Seeing "no more jobs" in the "worry" list is surprising. State pensions exist, and the only reason the pension ages are rising is not enough workers to pay for them; having so many robot workers that there is no demand for human labour* would lower the "pension" age down to zero, AKA "UBI".

* which definitely requires human level general AI at fairly low electrical power demand


> having so many robot workers that there is no demand for human labour* would lower the "pension" age down to zero, AKA "UBI"

Why would the super villains operating these armies of human-capable robots bother paying into an upside down pension system?

At the very least they can defend themselves from the torch wield masses with even more robots.


> Why would the super villains operating these armies of human-capable robots bother paying into an upside down pension system?

Because the governments will, in order of effort needed for compliance, fine them, eminent domain their robots, arrest them, shoot them for resisting arrest, or fire a cruise missile into their secret volcano lair.
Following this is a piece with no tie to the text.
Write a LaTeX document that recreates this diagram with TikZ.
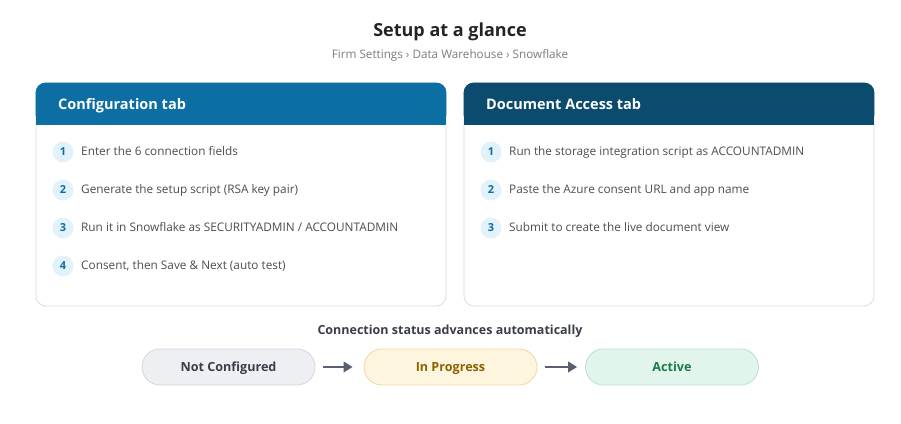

Also because if you have a self replicating robot army, you can give every man, woman, and child their own personal O'Neill cylinder and still have 99% of Venus left over, let alone the remainder of the solar system's resources.


Except pension age is already going up around the world.

I had to stop myself from laughing when I heard an old lady in a restaurant complain about not getting enough money from her pension. Sure, I wish she had more money too but at this rate I'll be retiring 15 years older than she was when she retired.


The standard answer is taxes, backed the existing monopoly on use of force by government.

If we've gone so far that governments cannot stand up against private robot armies then that's not an option anymore, but the point is not to get there.


Respect this opinion, but concerned that it's a limiting one.

In my opinion, repair and maintenance is the most commonly overlooked aspect of an automated system deployment. Scaling is impossible without efficient tools to fix problems when they occur, especially if the number of authorized service people is limited.

The more serviceability can be automated and standardized, the greater the number of areas that will benefit from widespread robotics.